President Donald Trump’s first formal remarks since the targeted killing of Iranian General Qassem Soleimani underscored the strange reality of the moment’s crisis: After a chaotic and often terrifying week, it’s not clear that anything has changed.
“As long as I’m president of the United States, Iran will never be allowed to have a nuclear weapon,” Trump said today before he’d even offered a “good morning” to an audience at the White House. But he didn’t offer a plan for how he would keep that promise.
“Iran appears to be standing down, which is a good thing for all parties concerned and a very good thing for the world,” the president also said. It is a good thing, and dire predictions of a massive regional war seem (so far) to have been baseless. But Soleimani’s death leaves the same stalemate that preceded it.
Removing Soleimani didn’t address the central problem: Trump wants to rein in Iran, but he doesn’t want to fight a hot war to achieve that objective, and he also doesn’t want to negotiate a new nuclear deal that involves significant American concessions.

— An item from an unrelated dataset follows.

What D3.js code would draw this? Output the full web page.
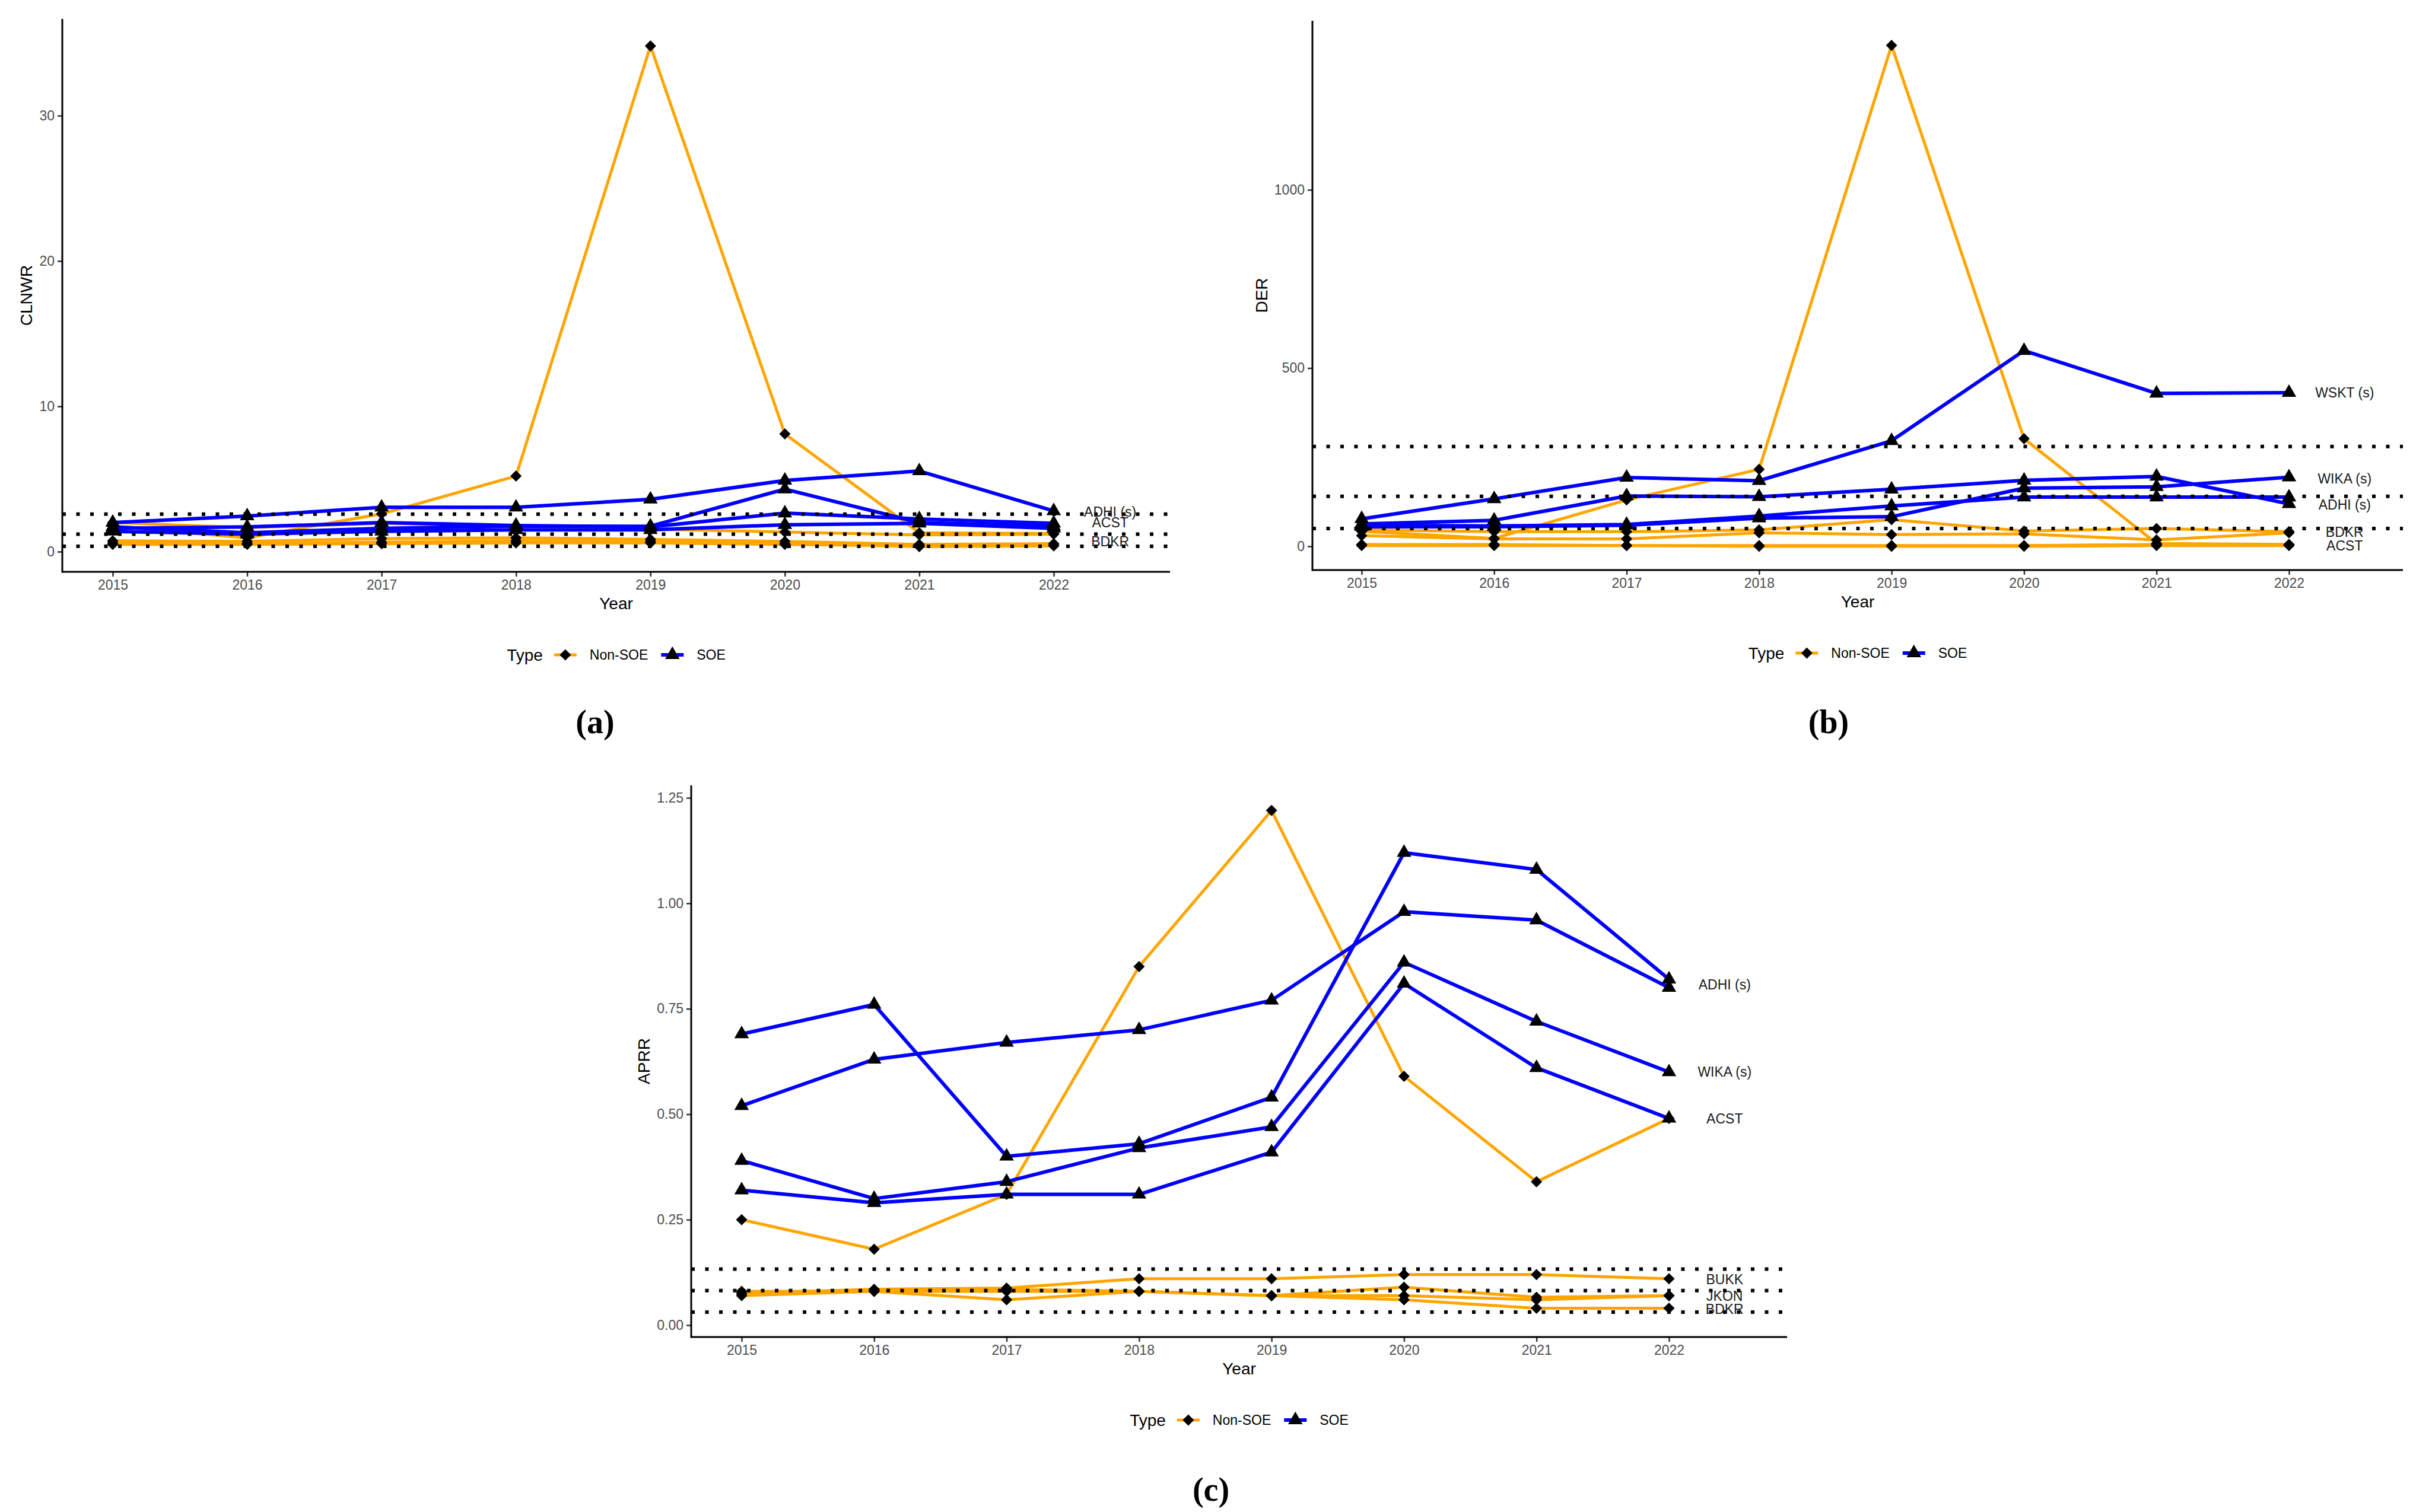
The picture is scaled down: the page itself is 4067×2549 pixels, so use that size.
<!DOCTYPE html>
<html>
<head>
<meta charset="utf-8">
<script src="https://cdn.jsdelivr.net/npm/d3@7"></script>
<style>body { margin: 0; background: #fff; }</style>
</head>
<body>
<script>
// years on the x axis
const years = [2015, 2016, 2017, 2018, 2019, 2020, 2021, 2022];
const soeNames = ["ADHI", "WIKA", "WSKT", "PTPP"];
const nonSoeNames = ["ACST", "BDKR", "JKON", "BUKK", "NRCA"];
const typeLabels = ["Non-SOE", "SOE"];

// (a) CLNWR
const clnwrSoe = [
  [2.0, 2.45, 3.05, 3.05, 3.6, 4.9, 5.55, 2.8],
  [1.7, 1.3, 1.6, 1.75, 1.75, 4.3, 2.0, 1.75],
  [1.6, 1.7, 2.0, 1.8, 1.7, 2.65, 2.25, 1.95],
  [1.4, 1.2, 1.4, 1.5, 1.5, 1.85, 1.95, 1.6]
];
const clnwrNonSoe = [
  [1.75, 0.95, 2.6, 5.2, 34.8, 8.1, 1.3, 1.25],
  [2.0, 1.65, 1.95, 1.75, 1.55, 1.35, 1.15, 1.2],
  [0.75, 0.7, 0.9, 0.95, 0.85, 0.7, 0.5, 0.55],
  [0.6, 0.55, 0.65, 0.75, 0.7, 0.55, 0.35, 0.4],
  [0.5, 0.5, 0.55, 0.6, 0.6, 0.5, 0.4, 0.45]
];
const clnwrRefLines = [2.58, 1.2, 0.37];
const clnwrLabels = ["ADHI (s)", "ACST", "BDKR"];
const clnwrLabelAt = [2.75, 2.0, 0.69];
const clnwrTicks = [0, 10, 20, 30];

// (b) DER
const derSoe = [
  [63, 73, 141, 139, 160, 185, 196, 119],
  [55, 55, 59, 79, 83, 163, 167, 194],
  [77, 133, 193, 184, 296, 549, 429, 431],
  [59, 57, 61, 85, 113, 138, 138, 138]
];
const derNonSoe = [
  [42, 22, 130, 216, 1405, 302, 8, 5],
  [46, 41, 41, 46, 75, 43, 50, 41],
  [30, 21, 21, 38, 33, 35, 18, 38],
  [5, 5, 2, 2, 2, 2, 5, 5],
  [2, 2, 2, 0, 0, 0, 2, 2]
];
const derRefLines = [280, 140, 50];
const derLabels = ["WSKT (s)", "WIKA (s)", "ADHI (s)", "BDKR", "ACST"];
const derLabelAt = [431, 190, 117, 40, 2];
const derTicks = [0, 500, 1000];

// (c) APRR
const aprrSoe = [
  [0.69, 0.76, 0.40, 0.43, 0.54, 1.12, 1.08, 0.82],
  [0.39, 0.30, 0.34, 0.42, 0.47, 0.86, 0.72, 0.60],
  [0.52, 0.63, 0.67, 0.70, 0.77, 0.98, 0.96, 0.80],
  [0.32, 0.29, 0.31, 0.31, 0.41, 0.81, 0.61, 0.49]
];
const aprrNonSoe = [
  [0.25, 0.18, 0.31, 0.85, 1.22, 0.59, 0.34, 0.49],
  [0.08, 0.08, 0.06, 0.08, 0.07, 0.06, 0.04, 0.04],
  [0.07, 0.08, 0.08, 0.08, 0.07, 0.09, 0.066, 0.07],
  [0.075, 0.085, 0.088, 0.11, 0.11, 0.12, 0.12, 0.11],
  [0.075, 0.083, 0.085, 0.08, 0.07, 0.07, 0.06, 0.07]
];
const aprrRefLines = [0.133, 0.082, 0.031];
const aprrLabels = ["ADHI (s)", "WIKA (s)", "ACST", "BUKK", "JKON", "BDKR"];
const aprrLabelAt = [0.807, 0.6, 0.49, 0.109, 0.069, 0.038];
const aprrTicks = [0, 0.25, 0.5, 0.75, 1.0, 1.25];

const W = 4067, H = 2549;
const ORANGE = "#FFA500", BLUE = "#0000FF";
const FONT = "'Liberation Sans', Arial, sans-serif";

const svg = d3.select('body').append('svg')
    .attr('width', W)
    .attr('height', H)
    .style('display', 'block');
svg.append('rect').attr('width', W).attr('height', H).attr('fill', '#fff');

const diamond = r => `M0,${-r}L${r},0L0,${r}L${-r},0Z`;
const triangle = d3.symbol().type(d3.symbolTriangle).size(260);

const panels = [
  { tag: "(a)", title: "CLNWR", soe: clnwrSoe, non: clnwrNonSoe, refs: clnwrRefLines,
    labels: clnwrLabels, labelAt: clnwrLabelAt, ticks: clnwrTicks, fmt: d3.format('d'),
    box: { l: 105, r: 1972, t: 32, b: 964 }, xr: [190, 1776], yd: [0, 30], yr: [930, 195],
    tagX: 1003, tagY: 1236 },
  { tag: "(b)", title: "DER", soe: derSoe, non: derNonSoe, refs: derRefLines,
    labels: derLabels, labelAt: derLabelAt, ticks: derTicks, fmt: d3.format('d'),
    box: { l: 2212, r: 4050, t: 35, b: 961 }, xr: [2295, 3858], yd: [0, 1000], yr: [921, 320],
    tagX: 3082, tagY: 1236 },
  { tag: "(c)", title: "APRR", soe: aprrSoe, non: aprrNonSoe, refs: aprrRefLines,
    labels: aprrLabels, labelAt: aprrLabelAt, ticks: aprrTicks, fmt: d3.format('.2f'),
    box: { l: 1165, r: 3012, t: 1324, b: 2254 }, xr: [1250, 2813], yd: [0, 1.25], yr: [2234, 1345],
    tagX: 2041, tagY: 2530 }
];

function drawPanel(p) {
  const g = svg.append('g');
  const x = d3.scaleLinear().domain([2015, 2022]).range(p.xr);
  const y = d3.scaleLinear().domain(p.yd).range(p.yr);
  const line = d3.line().x((d, i) => x(years[i])).y(d => y(d));

  // series lines
  g.append('g').selectAll('path')
    .data(p.non).join('path')
    .attr('d', line)
    .attr('fill', 'none')
    .attr('stroke', ORANGE)
    .attr('stroke-width', 5)
    .attr('stroke-linejoin', 'round');
  g.append('g').selectAll('path')
    .data(p.soe).join('path')
    .attr('d', line)
    .attr('fill', 'none')
    .attr('stroke', BLUE)
    .attr('stroke-width', 6)
    .attr('stroke-linejoin', 'round');

  // dotted reference lines
  g.append('g').selectAll('line')
    .data(p.refs).join('line')
    .attr('x1', p.box.l).attr('x2', p.box.r)
    .attr('y1', d => y(d)).attr('y2', d => y(d))
    .attr('stroke', '#000')
    .attr('stroke-width', 6)
    .attr('stroke-dasharray', '6 17.5');

  // points
  const pts = (arr) => arr.flatMap(s => s.map((v, i) => [years[i], v]));
  g.append('g').selectAll('path')
    .data(pts(p.non)).join('path')
    .attr('d', diamond(9.5))
    .attr('transform', d => `translate(${x(d[0])},${y(d[1])})`)
    .attr('fill', '#000');
  g.append('g').selectAll('path')
    .data(pts(p.soe)).join('path')
    .attr('d', triangle)
    .attr('transform', d => `translate(${x(d[0])},${y(d[1])})`)
    .attr('fill', '#000');

  // end labels
  g.append('g').selectAll('text')
    .data(p.labels).join('text')
    .attr('x', x(2022.42))
    .attr('y', (d, i) => y(p.labelAt[i]))
    .attr('dy', '0.35em')
    .attr('text-anchor', 'middle')
    .attr('font-family', FONT)
    .attr('font-size', 23)
    .attr('fill', '#1a1a1a')
    .text(d => d);

  // axes
  const gx = g.append('g')
    .attr('transform', `translate(0,${p.box.b})`)
    .call(d3.axisBottom(x).tickValues(years).tickFormat(d3.format('d')).tickSize(8).tickPadding(6));
  const gy = g.append('g')
    .attr('transform', `translate(${p.box.l},0)`)
    .call(d3.axisLeft(y).tickValues(p.ticks).tickFormat(p.fmt).tickSize(8).tickPadding(5));
  [gx, gy].forEach(a => {
    a.select('.domain').remove();
    a.selectAll('.tick line').attr('stroke', '#333').attr('stroke-width', 2.5);
    a.selectAll('.tick text')
      .attr('font-family', FONT)
      .attr('font-size', 23)
      .attr('fill', '#4d4d4d');
  });

  g.append('line')
    .attr('x1', p.box.l).attr('x2', p.box.r)
    .attr('y1', p.box.b).attr('y2', p.box.b)
    .attr('stroke', '#000').attr('stroke-width', 3);
  g.append('line')
    .attr('x1', p.box.l).attr('x2', p.box.l)
    .attr('y1', p.box.b + 1.5).attr('y2', p.box.t)
    .attr('stroke', '#000').attr('stroke-width', 3);

  // axis titles
  const cx = (p.box.l + p.box.r) / 2;
  g.append('text')
    .attr('x', cx).attr('y', p.box.b + 63)
    .attr('text-anchor', 'middle')
    .attr('font-family', FONT).attr('font-size', 28)
    .text('Year');
  let maxW = 0;
  gy.selectAll('.tick text').each(function () { maxW = Math.max(maxW, this.getBBox().width); });
  const ty = (p.box.t + p.box.b) / 2;
  const tx = p.box.l - 13 - maxW - 22;
  g.append('text')
    .attr('transform', `translate(${tx},${ty}) rotate(-90)`)
    .attr('dy', '0.35em')
    .attr('text-anchor', 'middle')
    .attr('font-family', FONT).attr('font-size', 28)
    .text(p.title);

  // legend
  const lg = g.append('g');
  let cur = 0;
  const ly = 0;
  const tt = lg.append('text').attr('x', cur).attr('y', ly).attr('dy', '0.35em')
    .attr('font-family', FONT).attr('font-size', 28).text('Type');
  cur += tt.node().getComputedTextLength() + 19;
  typeLabels.forEach((lab, i) => {
    const col = i === 0 ? ORANGE : BLUE;
    lg.append('line').attr('x1', cur).attr('x2', cur + 38).attr('y1', ly).attr('y2', ly)
      .attr('stroke', col).attr('stroke-width', i === 0 ? 5 : 6);
    lg.append('path')
      .attr('d', i === 0 ? diamond(9.5) : triangle)
      .attr('transform', `translate(${cur + 19},${ly})`)
      .attr('fill', '#000');
    cur += 38 + 22;
    const t = lg.append('text').attr('x', cur).attr('y', ly).attr('dy', '0.35em')
      .attr('font-family', FONT).attr('font-size', 23).text(lab);
    cur += t.node().getComputedTextLength() + 22;
  });
  cur -= 22;
  lg.attr('transform', `translate(${cx - cur / 2},${p.box.b + 140})`);

  // sub-figure tag
  svg.append('text')
    .attr('x', p.tagX).attr('y', p.tagY)
    .attr('text-anchor', 'middle')
    .attr('font-family', "'Liberation Serif', 'DejaVu Serif', serif")
    .attr('font-weight', 'bold')
    .attr('font-size', 56)
    .text(p.tag);
}

panels.forEach(drawPanel);
</script>
</body>
</html>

In a disturbing spectacle of the type that is characteristic of the Trump administration, Trump used the top generals in the Army and Marines, positioned behind him, as props for a political broadside. The president lambasted his predecessor, Barack Obama, for signing a “foolish” deal with Iran in 2015. Trump placed special emphasis on money that the U.S. released to Iran as part of the agreement, which limited Iran’s ability to enrich uranium.